Leaving out every picture, retype the lines below from the top through the one that contains "W, H = 450, 250".

++++++++

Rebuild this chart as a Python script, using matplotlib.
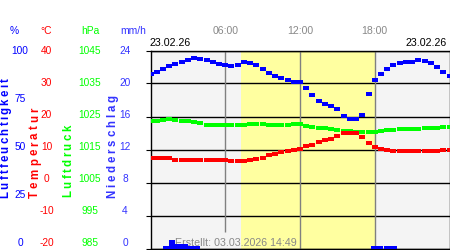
import matplotlib
matplotlib.use("Agg")
import matplotlib.pyplot as plt
from matplotlib.path import Path
from matplotlib.font_manager import FontProperties
import numpy as np

W, H = 450, 250

# --- data, half-hour steps 00:00 .. 24:00 ---
hours = np.arange(0, 24.5, 0.5)
humidity = [88, 89, 90.5, 92, 93, 94, 95, 96, 95.8, 95, 94, 93, 92.5, 92, 92.5, 94,
            93.5, 92.5, 90.5, 88.5, 87, 86, 85, 84, 84, 81, 77.5, 74.5, 73, 72, 70.5,
            67, 65.6, 65.6, 67.3, 78, 85, 88, 90.5, 92.5, 93.5, 94, 94, 95, 94.5,
            93.5, 91.7, 89, 87]
temperature = [7.3, 7.3, 7.3, 7.3, 6.9, 6.9, 6.9, 6.9, 6.9, 6.9, 6.9, 6.9, 6.7, 6.5,
               6.4, 6.4, 6.7, 7.0, 7.5, 8.2, 8.7, 9.1, 9.5, 10.0, 10.1, 11.1, 11.5,
               12.3, 13.0, 13.1, 14.1, 15.0, 15.1, 15.0, 13.8, 12.1, 10.8, 10.3, 9.8,
               9.6, 9.5, 9.5, 9.5, 9.5, 9.5, 9.5, 9.5, 9.7, 9.8]
pressure = [1023.6, 1023.6, 1023.8, 1024.1, 1023.8, 1023.5, 1023.5, 1023.3, 1022.9,
            1022.4, 1022.3, 1022.3, 1022.3, 1022.3, 1022.3, 1022.5, 1022.7, 1022.7,
            1022.7, 1022.5, 1022.3, 1022.3, 1022.5, 1022.6, 1022.6, 1022.2, 1021.7,
            1021.6, 1021.4, 1021.3, 1020.9, 1020.6, 1020.5, 1020.3, 1020.2, 1020.2,
            1020.4, 1020.6, 1020.8, 1021.0, 1021.1, 1021.1, 1021.1, 1021.3, 1021.4,
            1021.4, 1021.5, 1021.8, 1021.8]
rain_start = [1.0, 1.5, 2.0, 2.5, 3.0, 3.5, 17.7, 18.2, 18.75, 19.25]
rain_mm = [0.3, 1.0, 0.6, 0.5, 0.3, 0.3, 0.25, 0.25, 0.25, 0.25]
daylight = (7.28, 18.0)

hum_ticks = [100, 75, 50, 25, 0]
temp_ticks = [40, 30, 20, 10, 0, -10, -20]
pres_ticks = [1045, 1035, 1025, 1015, 1005, 995, 985]
rain_ticks = [24, 20, 16, 12, 8, 4, 0]
hour_ticks = [6, 12, 18]
hour_labels = ["06:00", "12:00", "18:00"]
date_label = "23.02.26"
created = "Erstellt: 03.03.2026 14:49"

BLUE = "#0000ff"
RED = "#ff0000"
GREEN = "#00ff00"
GREY = "#888888"
FONT = "Liberation Sans"

fig = plt.figure(figsize=(W / 100, H / 100), dpi=100)
ax = fig.add_axes([150.5 / W, 1.5 / H, 299 / W, 198 / H])
ax.set_facecolor("#f4f4f4")
ax.set_xlim(0, 24)
ax.set_ylim(0, 100)
ax.axvspan(*daylight, color="#ffffa0", lw=0, zorder=0)
ax.set_yticks(np.linspace(0, 100, 7))
ax.set_xticks([])
ax.yaxis.grid(True, color="black", lw=1)
ax.set_axisbelow(True)
ax.tick_params(left=False, labelleft=False)
for s in ax.spines.values():
    s.set_color("black")
    s.set_linewidth(1)
for h in hour_ticks:
    lo = 8.5 if h == 6 else 0
    ax.vlines(h, lo, 100, color="#808080", lw=1, zorder=1)

# rectangular dash marker like the station plots
rect = Path([(-1, -0.6), (1, -0.6), (1, 0.6), (-1, 0.6), (-1, -0.6)])
mk = dict(ls="none", marker=rect, markersize=4, markeredgewidth=0)

ax_r = ax.twinx()
ax_p = ax.twinx()
ax_t = ax.twinx()
ax_r.set_ylim(0, 24)
ax_p.set_ylim(985, 1045)
ax_t.set_ylim(-20, 40)
for a in (ax_r, ax_p, ax_t):
    a.set_xlim(0, 24)
    a.axis("off")

ax_r.bar(rain_start, rain_mm, width=0.5, align="edge", color=BLUE, lw=0)
ax.plot(hours, humidity, color=BLUE, zorder=3, **mk)
ax_p.plot(hours, pressure, color=GREEN, **mk)
ax_t.plot(hours, temperature, color=RED, **mk)

ax.text(2.0, 1.5, created, color=GREY, fontsize=7.7, family=FONT, zorder=5)

# --- left-side scale columns ---
def col(ticks, x, color):
    n = len(ticks)
    for i, v in enumerate(ticks):
        y = 50.7 + i * 192.6 / (n - 1)
        fig.text(x / W, 1 - y / H, str(v), color=color, fontsize=7.3, family=FONT,
                 ha="center", va="center")

col(hum_ticks, 20, BLUE)
col(temp_ticks, 46.5, RED)
col(pres_ticks, 90, GREEN)
col(rain_ticks, 125, "#3333ff")

for txt, x, c in [("%", 14, BLUE), ("°C", 46.5, RED), ("hPa", 90, GREEN), ("mm/h", 133, "#3333ff")]:
    fig.text(x / W, 1 - 30.8 / H, txt, color=c, fontsize=7.4, family=FONT, ha="center", va="center")

for h, lab in zip(hour_ticks, hour_labels):
    fig.text((150.5 + h / 24 * 299) / W, 1 - 30.8 / H, lab, color=GREY, fontsize=7.6,
             family=FONT, ha="center", va="center")
fig.text(150 / W, 1 - 43.5 / H, date_label, color="black", fontsize=7.7, family=FONT,
         ha="left", va="center")
fig.text(447 / W, 1 - 43.5 / H, date_label, color="black", fontsize=7.7, family=FONT,
         ha="right", va="center")

# rotated axis titles with letter spacing
renderer = fig.canvas.get_renderer()
fp = FontProperties(family=FONT, size=8.3, weight="bold")

def spaced(text, x_base, y_bottom, y_top, color):
    widths = [renderer.get_text_width_height_descent(c, fp, ismath=False)[0] for c in text]
    gap = ((y_bottom - y_top) - sum(widths)) / (len(text) - 1)
    pos = 0
    for c, w in zip(text, widths):
        yc = y_bottom - (pos + w / 2)
        fig.text(x_base / W, 1 - yc / H, c, rotation=90, rotation_mode="anchor",
                 ha="center", va="baseline", color=color, fontproperties=fp)
        pos += w + gap

spaced("Luftfeuchtigkeit", 8.5, 198, 78, BLUE)
spaced("Temperatur", 38, 198, 108, RED)
spaced("Luftdruck", 71.5, 197, 125, GREEN)
spaced("Niederschlag", 115.5, 198, 95, "#3333ff")

fig.savefig("out.png", dpi=100)
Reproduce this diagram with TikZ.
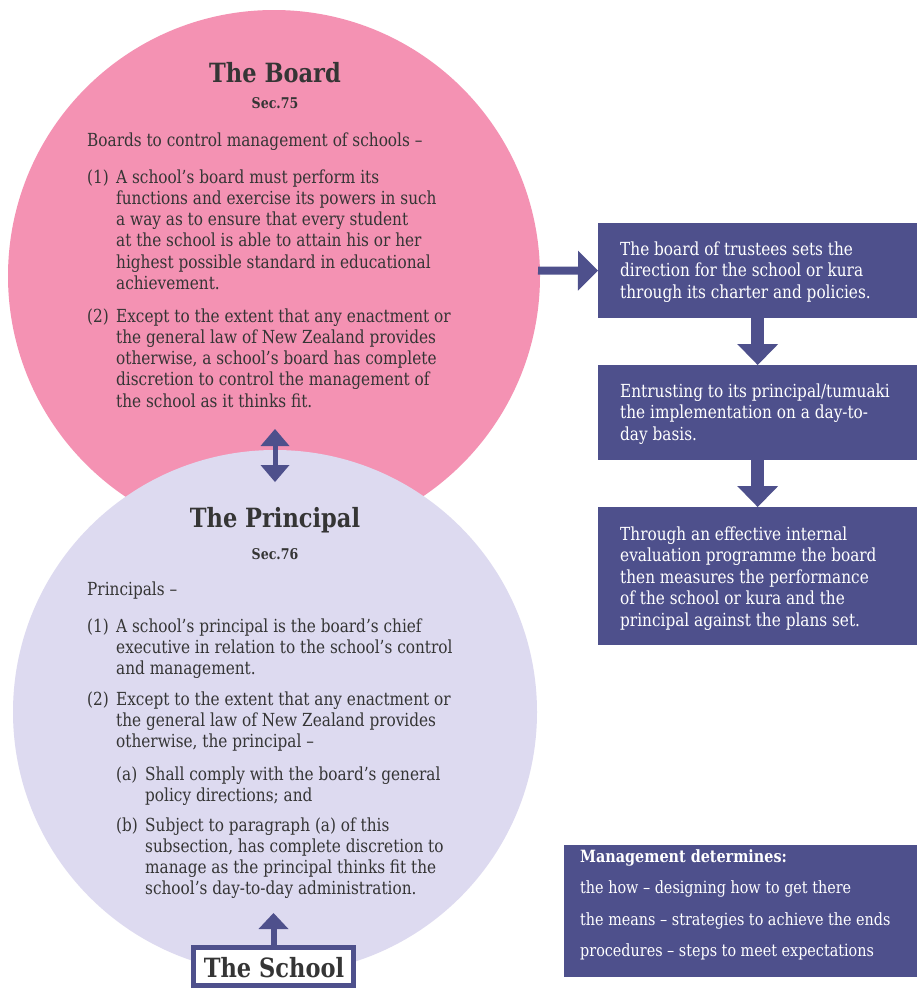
\documentclass[tikz,border=0pt]{standalone}
\usepackage{fontspec}
\setmainfont{DejaVu Serif}[FakeStretch=0.85]
\usetikzlibrary{arrows.meta}
\definecolor{boardpink}{HTML}{F492B3}
\definecolor{princlav}{HTML}{DDDAF0}
\definecolor{navy}{HTML}{4E508C}
\definecolor{ink}{HTML}{353535}
\tikzset{
  body/.style={anchor=base west, inner sep=0pt, align=left, text=ink, font=\fontsize{18}{21.3}\selectfont},
  lbl/.style={anchor=base west, inner sep=0pt, text=ink, font=\fontsize{18}{21.3}\selectfont},
  titletxt/.style={anchor=base, inner sep=0pt, text=ink, font=\bfseries\fontsize{26.5}{30}\selectfont},
  sectxt/.style={anchor=base, inner sep=0pt, text=ink, font=\bfseries\fontsize{14.8}{17}\selectfont},
  boxtxt/.style={anchor=base west, inner sep=0pt, align=left, text=white, font=\fontsize{18}{21.6}\selectfont},
  mgtxt/.style={anchor=base west, inner sep=0pt, text=white, font=\fontsize{16.9}{20}\selectfont},
  navybox/.style={fill=navy, draw=none, inner sep=0pt, anchor=north west},
  disc/.style={circle, inner sep=0pt, draw=none},
  fatarrow/.style={draw=navy, line width=#1},
}
\begin{document}
\begin{tikzpicture}[x=1pt,y=-1pt]
\useasboundingbox[fill=white] (0,0) rectangle (917,988);

% circles
\node[disc, fill=boardpink, minimum size=532pt] (board) at (274,276) {};
\node[disc, fill=princlav, minimum size=524pt] (principal) at (275,712) {};

% right boxes
\node[navybox, minimum width=319pt, minimum height=95pt] (box1) at (598,223) {};
\node[navybox, minimum width=319pt, minimum height=95pt] (box2) at (598,365) {};
\node[navybox, minimum width=319pt, minimum height=138pt] (box3) at (598,507) {};
\node[navybox, minimum width=353pt, minimum height=132pt] (mgmt) at (564,845) {};

% school box
\node[draw=navy, line width=5pt, fill=white, minimum width=160pt, minimum height=38pt, inner sep=0pt] (school) at (273.5,966.5) {};
\node[anchor=base, inner sep=0pt, text=ink, font=\bfseries\fontsize{26.5}{30}\selectfont] (schooltxt) at (274,977) {The School};

% Board text (multi-line nodes are placed by the baseline of their last line)
\node[titletxt] (boardtitle) at (275,82) {The Board};
\node[sectxt] (boardsec) at (275,108) {Sec.75};
\node[lbl] (bintro) at (87,146) {Boards to control management of schools –};
\node[lbl] (b1l) at (87,183) {(1)};
\node[body] (b1t) at (116,289.5) {A school’s board must perform its\\
functions and exercise its powers in such\\
a way as to ensure that every student\\
at the school is able to attain his or her\\
highest possible standard in educational\\
achievement.};
\node[lbl] (b2l) at (87,322) {(2)};
\node[body] (b2t) at (116,407.2) {Except to the extent that any enactment or\\
the general law of New Zealand provides\\
otherwise, a school’s board has complete\\
discretion to control the management of\\
the school as it thinks fit.};

% Principal text
\node[titletxt] (ptitle) at (275,527) {The Principal};
\node[sectxt] (psec) at (275,559) {Sec.76};
\node[lbl] (pintro) at (87,595) {Principals –};
\node[lbl] (p1l) at (87,632) {(1)};
\node[body] (p1t) at (116,674.6) {A school’s principal is the board’s chief\\
executive in relation to the school’s control\\
and management.};
\node[lbl] (p2l) at (87,705) {(2)};
\node[body] (p2t) at (116,747.6) {Except to the extent that any enactment or\\
the general law of New Zealand provides\\
otherwise, the principal –};
\node[lbl] (pal) at (116,780) {(a)};
\node[body] (pat) at (145,801.3) {Shall comply with the board’s general\\
policy directions; and};
\node[lbl] (pbl) at (116,831) {(b)};
\node[body] (pbt) at (145,894.9) {Subject to paragraph (a) of this\\
subsection, has complete discretion to\\
manage as the principal thinks fit the\\
school’s day-to-day administration.};

% box texts
\node[boxtxt] (t1) at (620,298.2) {The board of trustees sets the\\
direction for the school or kura\\
through its charter and policies.};
\node[boxtxt] (t2) at (620,440.2) {Entrusting to its principal/tumuaki\\
the implementation on a day-to-\\
day basis.};
\node[boxtxt] (t3) at (620,626.4) {Through an effective internal\\
evaluation programme the board\\
then measures the performance\\
of the school or kura and the\\
principal against the plans set.};

\node[mgtxt, font=\bfseries\fontsize{16.9}{20}\selectfont] (m0) at (580,862) {Management determines:};
\node[mgtxt] (m1) at (580,893.5) {the how – designing how to get there};
\node[mgtxt] (m2) at (580,925) {the means – strategies to achieve the ends};
\node[mgtxt] (m3) at (580,956.5) {procedures – steps to meet expectations};

% connectors
\coordinate (boardedge) at (538,270.5);
\draw[fatarrow=8pt, -{Triangle[length=20pt,width=40pt,line width=0pt]}] (boardedge) -- (box1.west);
\draw[fatarrow=13pt, -{Triangle[length=21pt,width=41pt,line width=0pt]}] (box1.south) -- (box2.north);
\draw[fatarrow=13pt, -{Triangle[length=21pt,width=41pt,line width=0pt]}] (box2.south) -- (box3.north);
\coordinate (dtop) at (275,429);
\coordinate (dbot) at (275,482);
\draw[fatarrow=5pt, {Triangle[length=17pt,width=29pt,line width=0pt]}-{Triangle[length=17pt,width=29pt,line width=0pt]}] (dtop) -- (dbot);
\coordinate (schooltip) at (273.5,913);
\draw[fatarrow=6pt, -{Triangle[length=16pt,width=30pt,line width=0pt]}] (school.north) -- (schooltip);
\end{tikzpicture}
\end{document}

++++++++

Finished task >>
Rebuild this chart as a Python script, using matplotlib.
import matplotlib
matplotlib.use("Agg")
import matplotlib.pyplot as plt
from matplotlib.path import Path
from matplotlib.font_manager import FontProperties
import numpy as np

W, H = 450, 250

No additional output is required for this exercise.